I never bought the Jain friend gift. I looked for a watch, but could not find one that was "good enough". But I already got the inside scoop - he will be back in these parts of the woods for a few more adventures so there is still time for that. He wants to go to Lake Tahoe. He is a champ, and the world belongs to him as far as it will take him or he is willing. He is surely a Meru. Since I already know he will be back, the story doesn't end. At least not for me.

One final note, he called us (me and my wife) just before boarding the plane to Houston to thank us.

But I think I have said enough as far as this particular thread, and he will be back soon no doubt. He can take on the world, no question about that. When he returns I might add a few updates later.

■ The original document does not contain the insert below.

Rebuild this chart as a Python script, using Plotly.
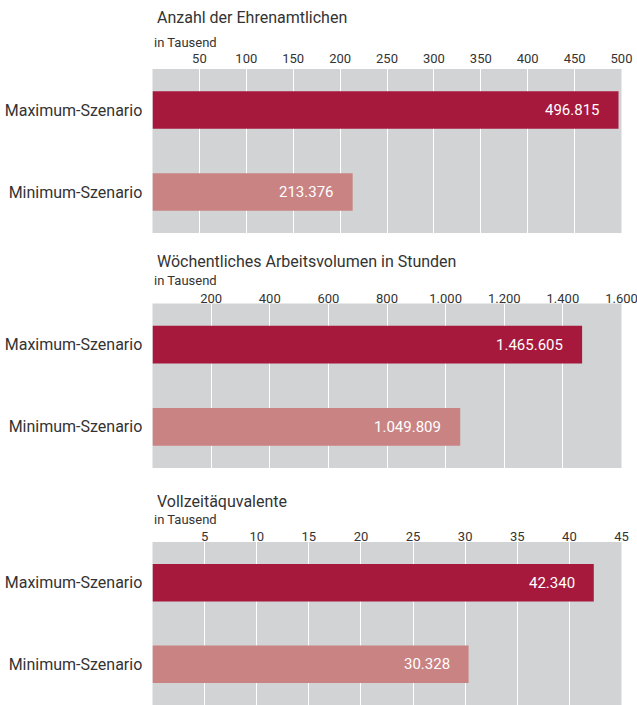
import plotly.graph_objects as go

categories = ["Maximum-Szenario", "Minimum-Szenario"]

titles = ["Anzahl der Ehrenamtlichen",
          "Wöchentliches Arbeitsvolumen in Stunden",
          "Vollzeitäquvalente"]
unit_label = "in Tausend"

values_ehrenamtliche = [496.815, 213.376]
labels_ehrenamtliche = ["496.815", "213.376"]
values_arbeitsvolumen = [1465.605, 1049.809]
labels_arbeitsvolumen = ["1.465.605", "1.049.809"]
values_vollzeit = [42.340, 30.328]
labels_vollzeit = ["42.340", "30.328"]

ticks_ehrenamtliche = [50, 100, 150, 200, 250, 300, 350, 400, 450, 500]
ticktext_ehrenamtliche = ["50", "100", "150", "200", "250", "300", "350", "400", "450", "500"]
ticks_arbeitsvolumen = [200, 400, 600, 800, 1000, 1200, 1400, 1600]
ticktext_arbeitsvolumen = ["200", "400", "600", "800", "1.000", "1.200", "1.400", "1.600"]
ticks_vollzeit = [5, 10, 15, 20, 25, 30, 35, 40, 45]
ticktext_vollzeit = ["5", "10", "15", "20", "25", "30", "35", "40", "45"]

ranges = [[0, 500], [0, 1600], [0, 45]]

panels = [
    (values_ehrenamtliche, labels_ehrenamtliche, ticks_ehrenamtliche, ticktext_ehrenamtliche),
    (values_arbeitsvolumen, labels_arbeitsvolumen, ticks_arbeitsvolumen, ticktext_arbeitsvolumen),
    (values_vollzeit, labels_vollzeit, ticks_vollzeit, ticktext_vollzeit),
]

W, H = 637, 705
FONT = "Roboto"
TEXT = "#333333"
BAR_COLORS = ["#A6193C", "#C98383"]
BG = "#D1D3D4"

# pixel layout (top, bottom) of each panel's plot area
panel_px = [(69, 233), (303.5, 468), (542, 705)]
title_px = [17, 261, 501]
unit_px = [43, 280.5, 519.5]
tick_standoff = [2, -3, -3]
x_dom = [152.5 / W, 621.5 / W]

fig = go.Figure()
layout = dict(
    width=W, height=H,
    margin=dict(l=0, r=0, t=0, b=0, autoexpand=False),
    paper_bgcolor="white",
    plot_bgcolor=BG,
    showlegend=False,
    font=dict(family=FONT, color=TEXT),
    bargap=0.54,
)
annotations = []

for i, (vals, vlabels, tv, tt) in enumerate(panels):
    n = "" if i == 0 else str(i + 1)
    xa, ya = "x" + n, "y" + n
    fig.add_trace(go.Bar(
        x=vals, y=categories, orientation="h",
        marker=dict(color=BAR_COLORS, line=dict(width=0)),
        width=0.46,
        xaxis=xa, yaxis=ya, hoverinfo="skip",
    ))
    top, bot = panel_px[i]
    layout["xaxis" + n] = dict(
        domain=x_dom, anchor=ya, side="top", range=ranges[i],
        tickvals=tv, ticktext=tt, showgrid=True, gridcolor="white", gridwidth=1,
        zeroline=False, showline=False, ticks="",
        ticklabelstandoff=tick_standoff[i],
        tickfont=dict(size=13, color=TEXT, family=FONT),
        fixedrange=True, automargin=False, ticklabeloverflow="allow",
    )
    layout["yaxis" + n] = dict(
        domain=[1 - bot / H, 1 - top / H], anchor=xa,
        categoryorder="array", categoryarray=categories[::-1],
        showgrid=False, zeroline=False, showline=False,
        ticks="outside", ticklen=6, tickcolor="rgba(0,0,0,0)",
        tickfont=dict(size=16, color=TEXT, family=FONT), fixedrange=True,
        automargin=False,
    )
    for v, lab, c in zip(vals, vlabels, categories):
        annotations.append(dict(
            x=v, y=c, xref=xa, yref=ya, text=lab, showarrow=False,
            xanchor="right", yanchor="middle", xshift=-17,
            font=dict(size=15, color="white", family=FONT),
        ))
    annotations.append(dict(
        x=155 / W, y=1 - title_px[i] / H, xref="paper", yref="paper",
        text=titles[i], showarrow=False, xanchor="left", yanchor="middle",
        font=dict(size=16, color=TEXT, family=FONT),
    ))
    annotations.append(dict(
        x=152 / W, y=1 - unit_px[i] / H, xref="paper", yref="paper",
        text=unit_label, showarrow=False, xanchor="left", yanchor="middle",
        font=dict(size=13, color=TEXT, family=FONT),
    ))

layout["annotations"] = annotations
fig.update_layout(**layout)
fig.write_html(
    "out.html",
    config={"displayModeBar": False},
    post_script="document.body.style.margin='0';document.body.style.overflow='hidden';",
)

What a world traveller this guy is turning out to be!

Om Namah Sivaya
 

Aupmanyav

Be your own guru
He is like my college friend, and my dearest, Umrao Singh Pokharna (that shows some distant relationship with the town of Pushkar). A jain, but equally respectful of Shiva and other Hindu Gods and Goddesses. His father was the Chief Minister of the erstwhile principality of Deogarh. The Deogarh princess was married to a former Prime Minister of India, V. P. Singh. Samosa, because he must have got tired of the bland American food. During the training in my second job, I was asked to stay in a Mumbai hotel for about a month which served Western food. I nearly died of hunger. Even the non-vegetarian food was boiled and without spices. Umrao has two daughters but they are happily married. I barely missed asking the hand of his younger daughter in marriage for my son. One reason not to do so was that we are pucca non-vegetarians. It would have been a problem for her. I admire the Sikh 'langar' (food at Gurudwara) but do not like the practice of raising hands to receive chapatis (like beggars), but I understand their reasons.